- **WORK TO DO**
Collect all lines below with the string "matplotlib".

- **DATASET SECTION**

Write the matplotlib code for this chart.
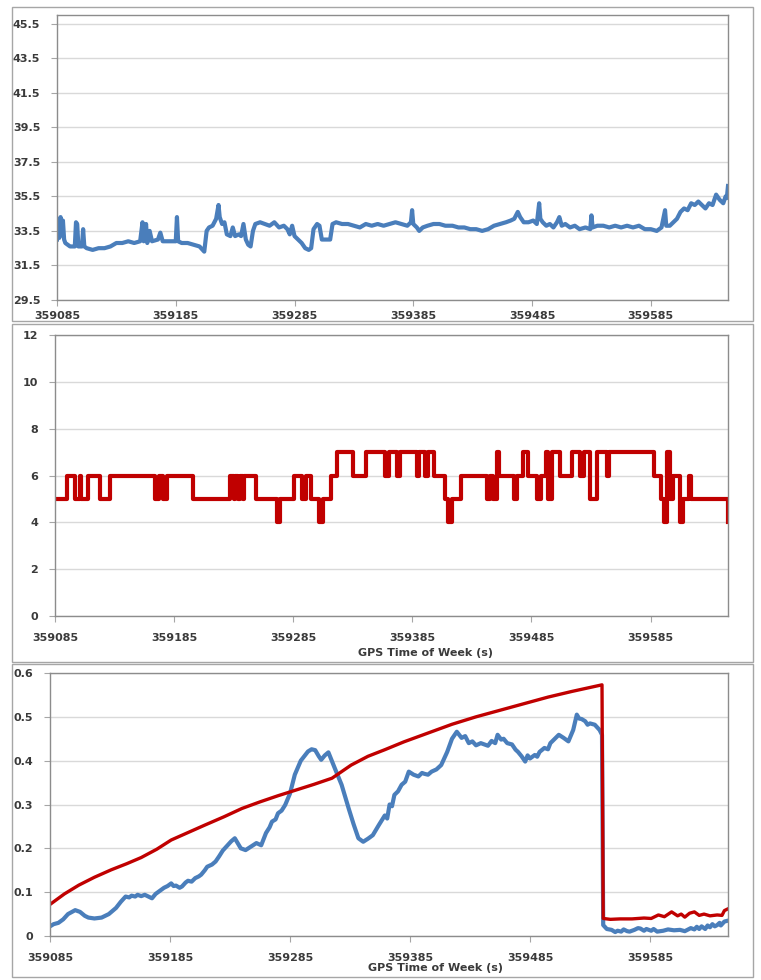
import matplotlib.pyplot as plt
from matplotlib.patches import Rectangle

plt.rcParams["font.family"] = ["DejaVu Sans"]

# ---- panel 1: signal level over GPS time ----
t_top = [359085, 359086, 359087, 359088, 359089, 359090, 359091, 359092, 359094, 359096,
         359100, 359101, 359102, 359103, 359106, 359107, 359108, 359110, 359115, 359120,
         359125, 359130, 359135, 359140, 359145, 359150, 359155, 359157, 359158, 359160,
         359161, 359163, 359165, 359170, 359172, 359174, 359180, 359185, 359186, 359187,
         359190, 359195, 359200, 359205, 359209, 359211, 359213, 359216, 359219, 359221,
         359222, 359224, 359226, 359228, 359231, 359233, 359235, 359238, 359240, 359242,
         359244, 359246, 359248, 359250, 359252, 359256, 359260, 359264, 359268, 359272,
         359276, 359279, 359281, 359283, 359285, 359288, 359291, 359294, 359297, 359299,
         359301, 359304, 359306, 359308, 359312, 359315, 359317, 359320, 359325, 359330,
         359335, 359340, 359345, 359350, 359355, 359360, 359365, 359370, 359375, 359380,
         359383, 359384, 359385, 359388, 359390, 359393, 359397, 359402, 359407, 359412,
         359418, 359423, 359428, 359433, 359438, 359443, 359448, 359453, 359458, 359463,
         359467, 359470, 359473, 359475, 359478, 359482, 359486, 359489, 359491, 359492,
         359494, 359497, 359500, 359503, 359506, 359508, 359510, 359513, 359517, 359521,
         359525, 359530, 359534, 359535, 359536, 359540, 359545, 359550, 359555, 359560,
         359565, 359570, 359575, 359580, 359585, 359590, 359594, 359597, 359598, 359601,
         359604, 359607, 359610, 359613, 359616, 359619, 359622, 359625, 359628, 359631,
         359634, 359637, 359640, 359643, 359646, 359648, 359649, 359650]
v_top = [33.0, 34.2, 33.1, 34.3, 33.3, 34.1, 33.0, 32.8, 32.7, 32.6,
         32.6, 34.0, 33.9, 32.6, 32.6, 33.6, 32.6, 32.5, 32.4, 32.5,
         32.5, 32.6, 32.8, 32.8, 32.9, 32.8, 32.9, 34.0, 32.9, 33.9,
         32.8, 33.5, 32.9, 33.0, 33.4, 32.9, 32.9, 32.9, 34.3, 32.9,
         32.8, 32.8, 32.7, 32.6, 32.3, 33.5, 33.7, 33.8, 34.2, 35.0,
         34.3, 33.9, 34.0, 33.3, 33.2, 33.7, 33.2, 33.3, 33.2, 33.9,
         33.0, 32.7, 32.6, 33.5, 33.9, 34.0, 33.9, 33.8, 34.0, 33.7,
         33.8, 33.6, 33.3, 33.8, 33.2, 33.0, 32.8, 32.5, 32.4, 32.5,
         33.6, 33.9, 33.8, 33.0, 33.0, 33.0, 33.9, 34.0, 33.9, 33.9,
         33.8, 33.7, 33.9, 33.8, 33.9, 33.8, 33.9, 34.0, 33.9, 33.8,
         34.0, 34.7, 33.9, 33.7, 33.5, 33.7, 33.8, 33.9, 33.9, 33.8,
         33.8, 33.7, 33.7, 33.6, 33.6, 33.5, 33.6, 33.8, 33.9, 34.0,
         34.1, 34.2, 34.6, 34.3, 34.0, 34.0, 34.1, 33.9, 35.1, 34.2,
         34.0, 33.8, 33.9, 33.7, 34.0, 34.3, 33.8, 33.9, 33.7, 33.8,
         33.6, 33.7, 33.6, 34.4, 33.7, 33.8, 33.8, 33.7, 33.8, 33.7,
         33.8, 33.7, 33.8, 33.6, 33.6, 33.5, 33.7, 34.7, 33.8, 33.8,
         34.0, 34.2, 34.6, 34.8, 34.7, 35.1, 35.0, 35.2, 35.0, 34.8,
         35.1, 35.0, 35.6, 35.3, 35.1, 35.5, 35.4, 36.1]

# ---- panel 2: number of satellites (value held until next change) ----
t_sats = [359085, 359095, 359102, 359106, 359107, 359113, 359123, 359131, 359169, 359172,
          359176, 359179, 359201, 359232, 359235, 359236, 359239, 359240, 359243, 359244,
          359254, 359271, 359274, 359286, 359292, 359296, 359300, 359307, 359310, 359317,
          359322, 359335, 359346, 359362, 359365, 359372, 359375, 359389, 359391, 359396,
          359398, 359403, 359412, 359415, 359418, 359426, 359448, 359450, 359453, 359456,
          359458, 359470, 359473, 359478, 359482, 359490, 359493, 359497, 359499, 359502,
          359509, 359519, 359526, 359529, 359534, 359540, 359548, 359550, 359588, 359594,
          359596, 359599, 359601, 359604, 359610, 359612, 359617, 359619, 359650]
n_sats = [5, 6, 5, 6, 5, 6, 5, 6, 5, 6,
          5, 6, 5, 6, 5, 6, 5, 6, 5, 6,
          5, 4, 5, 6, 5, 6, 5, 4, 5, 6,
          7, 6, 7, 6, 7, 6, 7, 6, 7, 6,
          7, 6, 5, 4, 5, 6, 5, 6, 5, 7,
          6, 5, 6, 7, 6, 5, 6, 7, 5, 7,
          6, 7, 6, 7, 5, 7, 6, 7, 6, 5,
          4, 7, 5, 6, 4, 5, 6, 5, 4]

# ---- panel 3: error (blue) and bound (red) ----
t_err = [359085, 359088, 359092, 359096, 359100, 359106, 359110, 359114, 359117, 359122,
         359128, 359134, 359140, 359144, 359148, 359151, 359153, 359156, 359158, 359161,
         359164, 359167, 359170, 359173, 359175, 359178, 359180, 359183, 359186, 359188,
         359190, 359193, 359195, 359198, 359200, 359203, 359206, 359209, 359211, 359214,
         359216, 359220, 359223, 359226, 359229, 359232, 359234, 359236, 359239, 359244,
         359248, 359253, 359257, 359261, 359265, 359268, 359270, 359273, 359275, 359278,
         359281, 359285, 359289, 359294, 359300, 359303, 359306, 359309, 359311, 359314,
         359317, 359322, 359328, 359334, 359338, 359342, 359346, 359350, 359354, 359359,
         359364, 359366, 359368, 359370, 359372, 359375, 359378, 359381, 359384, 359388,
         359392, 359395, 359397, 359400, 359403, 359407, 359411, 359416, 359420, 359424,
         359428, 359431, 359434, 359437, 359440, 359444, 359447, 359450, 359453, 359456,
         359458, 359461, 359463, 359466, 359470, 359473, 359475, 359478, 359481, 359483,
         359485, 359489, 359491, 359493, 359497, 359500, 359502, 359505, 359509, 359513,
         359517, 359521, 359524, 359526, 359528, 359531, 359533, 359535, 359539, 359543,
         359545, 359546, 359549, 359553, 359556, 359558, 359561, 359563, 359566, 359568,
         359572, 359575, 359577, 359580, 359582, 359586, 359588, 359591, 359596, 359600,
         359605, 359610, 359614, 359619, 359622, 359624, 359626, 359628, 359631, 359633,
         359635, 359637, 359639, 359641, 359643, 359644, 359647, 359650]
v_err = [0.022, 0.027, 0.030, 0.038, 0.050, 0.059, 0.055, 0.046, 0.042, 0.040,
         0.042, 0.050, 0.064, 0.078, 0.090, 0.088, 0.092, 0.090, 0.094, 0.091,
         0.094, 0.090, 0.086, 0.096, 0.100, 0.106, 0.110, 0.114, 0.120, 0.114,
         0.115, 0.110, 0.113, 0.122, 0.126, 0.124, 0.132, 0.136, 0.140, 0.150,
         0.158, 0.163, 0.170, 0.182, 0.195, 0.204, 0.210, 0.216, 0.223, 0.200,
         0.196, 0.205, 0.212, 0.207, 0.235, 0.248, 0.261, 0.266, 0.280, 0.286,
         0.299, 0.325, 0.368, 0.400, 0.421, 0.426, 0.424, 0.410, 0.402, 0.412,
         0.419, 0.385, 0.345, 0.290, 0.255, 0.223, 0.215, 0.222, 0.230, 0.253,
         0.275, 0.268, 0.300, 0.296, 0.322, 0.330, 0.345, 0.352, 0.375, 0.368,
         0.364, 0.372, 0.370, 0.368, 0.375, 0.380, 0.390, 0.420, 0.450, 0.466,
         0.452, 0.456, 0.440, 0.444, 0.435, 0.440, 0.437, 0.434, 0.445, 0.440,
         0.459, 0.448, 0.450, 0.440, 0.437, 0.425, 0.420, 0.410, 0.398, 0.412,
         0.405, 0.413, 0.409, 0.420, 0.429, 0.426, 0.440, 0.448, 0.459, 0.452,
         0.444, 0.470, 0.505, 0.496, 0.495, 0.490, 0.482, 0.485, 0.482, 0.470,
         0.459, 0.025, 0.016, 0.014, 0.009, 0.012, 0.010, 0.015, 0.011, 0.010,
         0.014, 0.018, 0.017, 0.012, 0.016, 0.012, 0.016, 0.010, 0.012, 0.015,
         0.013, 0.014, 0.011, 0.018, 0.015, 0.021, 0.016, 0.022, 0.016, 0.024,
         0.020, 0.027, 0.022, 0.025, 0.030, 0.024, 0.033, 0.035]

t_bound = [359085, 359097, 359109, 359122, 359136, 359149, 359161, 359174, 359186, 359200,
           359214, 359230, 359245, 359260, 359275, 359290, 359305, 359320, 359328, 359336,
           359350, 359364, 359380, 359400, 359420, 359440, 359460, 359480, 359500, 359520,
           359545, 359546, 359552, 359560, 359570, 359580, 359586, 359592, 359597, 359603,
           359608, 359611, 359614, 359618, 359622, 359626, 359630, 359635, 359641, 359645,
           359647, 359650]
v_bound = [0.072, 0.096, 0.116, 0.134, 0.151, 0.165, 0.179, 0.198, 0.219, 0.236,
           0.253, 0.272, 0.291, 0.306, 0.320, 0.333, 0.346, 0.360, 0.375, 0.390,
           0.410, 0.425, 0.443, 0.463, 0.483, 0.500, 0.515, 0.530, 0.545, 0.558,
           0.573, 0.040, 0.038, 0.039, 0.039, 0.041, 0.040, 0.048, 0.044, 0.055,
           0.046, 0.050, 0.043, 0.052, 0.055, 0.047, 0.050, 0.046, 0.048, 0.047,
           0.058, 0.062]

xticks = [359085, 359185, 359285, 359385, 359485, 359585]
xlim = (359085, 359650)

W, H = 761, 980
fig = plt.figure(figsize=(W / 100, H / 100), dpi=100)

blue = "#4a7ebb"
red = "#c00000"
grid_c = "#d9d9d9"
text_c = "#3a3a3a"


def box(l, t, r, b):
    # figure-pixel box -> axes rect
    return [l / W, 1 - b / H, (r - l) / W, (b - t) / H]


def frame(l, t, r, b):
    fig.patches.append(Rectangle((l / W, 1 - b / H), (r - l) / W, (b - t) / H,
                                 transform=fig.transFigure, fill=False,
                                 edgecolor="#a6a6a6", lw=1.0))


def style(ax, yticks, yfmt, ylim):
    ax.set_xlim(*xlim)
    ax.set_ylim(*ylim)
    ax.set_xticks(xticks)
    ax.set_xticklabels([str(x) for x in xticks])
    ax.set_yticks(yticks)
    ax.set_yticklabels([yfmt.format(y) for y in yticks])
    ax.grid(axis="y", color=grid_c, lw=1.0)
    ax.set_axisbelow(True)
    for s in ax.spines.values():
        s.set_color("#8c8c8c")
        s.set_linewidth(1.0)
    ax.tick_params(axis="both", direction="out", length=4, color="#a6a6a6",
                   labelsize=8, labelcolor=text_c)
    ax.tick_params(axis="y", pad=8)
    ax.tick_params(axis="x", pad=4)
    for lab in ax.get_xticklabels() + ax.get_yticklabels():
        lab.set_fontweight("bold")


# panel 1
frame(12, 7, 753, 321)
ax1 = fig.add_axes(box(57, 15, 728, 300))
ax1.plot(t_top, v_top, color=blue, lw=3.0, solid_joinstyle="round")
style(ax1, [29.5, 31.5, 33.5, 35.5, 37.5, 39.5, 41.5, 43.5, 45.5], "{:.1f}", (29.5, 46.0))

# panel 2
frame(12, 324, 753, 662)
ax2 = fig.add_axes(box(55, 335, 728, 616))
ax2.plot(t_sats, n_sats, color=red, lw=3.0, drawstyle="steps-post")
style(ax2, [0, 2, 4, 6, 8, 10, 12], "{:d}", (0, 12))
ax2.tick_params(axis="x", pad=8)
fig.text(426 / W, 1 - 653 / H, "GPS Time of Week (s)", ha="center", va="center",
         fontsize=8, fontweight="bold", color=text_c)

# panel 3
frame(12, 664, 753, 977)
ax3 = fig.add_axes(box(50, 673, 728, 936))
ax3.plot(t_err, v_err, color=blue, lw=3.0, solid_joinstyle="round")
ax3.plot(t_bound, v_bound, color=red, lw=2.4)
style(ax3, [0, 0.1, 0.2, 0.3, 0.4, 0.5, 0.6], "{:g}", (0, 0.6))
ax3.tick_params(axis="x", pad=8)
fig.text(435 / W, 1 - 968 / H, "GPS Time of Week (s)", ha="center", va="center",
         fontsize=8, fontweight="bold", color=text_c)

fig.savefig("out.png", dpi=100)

- **WRITTEN ANSWER**
Write the matplotlib code for this chart.
import matplotlib.pyplot as plt
from matplotlib.patches import Rectangle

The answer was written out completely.